O Notícias da Covilhã continua na sua caminhada de informar, galgando os anos a caminho do centenário, o que muito nos apraz, conseguindo resistir a ventos e marés.
Pode haver perplexidade do colunista na hora do comentário, principalmente quando se assiste ao espectáculo de multidões crentes e fanáticas a chorarem com luto feito de raiva, numa idolatria inconcebível, certas figuras controversas. Como haveremos de comentar o horrendo espectáculo de ver uma criança a assistir ao desaparecimento dos pais num tsunami ou numa guerra? Ou as imagens de grande mérito que fazem cartazes, pela sua importância, objecto de publicidade às notícias da SIC?
Há quem se agarre às letras como o desespero daquele que necessita de calafetar as frinchas por onde as ideias se escapam. Mas também ouvimos dizer que os colunistas interessantes não são aqueles que têm grandes ideias, mas aqueles que sabem maquilhar com estilo as debilidades do pensamento.
Chegou à nossa estante o livro “A Nossa Antologia” – XIII Volume – 2006, da Associação Portuguesa de Poetas, liderada pela covilhanense Maria Ivone Manteigueiro Vairinho – em cuja obra a mesma reflecte a sua dose de influência e paixão pelas gentes covilhanenses, apesar de há muitos anos radicada em Lisboa.

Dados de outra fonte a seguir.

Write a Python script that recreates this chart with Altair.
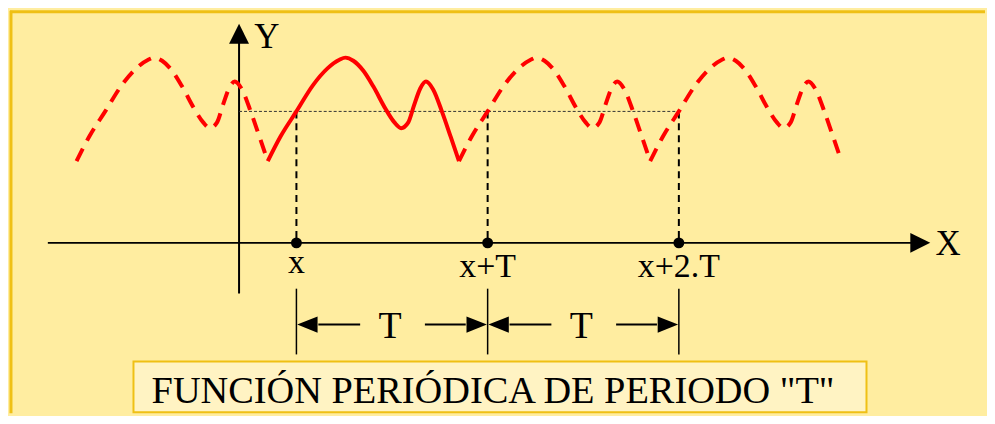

No livro recorda o seu casamento, “num dia radioso de Outono, um dia tão bonito, com o Largo da Igreja de S. João de Malta cheio de gente, com o Senhor Padre Carreto a tentar impor ordem na avalanche de pessoas que entrou na igreja e se empoleirou nos bancos para ver os noivos”. Recordamos também este evento, como muitos covilhanenses que conheciam a dinâmica cultural, no âmbito das letras e do teatro, da simpática jovem de então que acabara o seu curso na Escola Industrial e Comercial Campos Melo.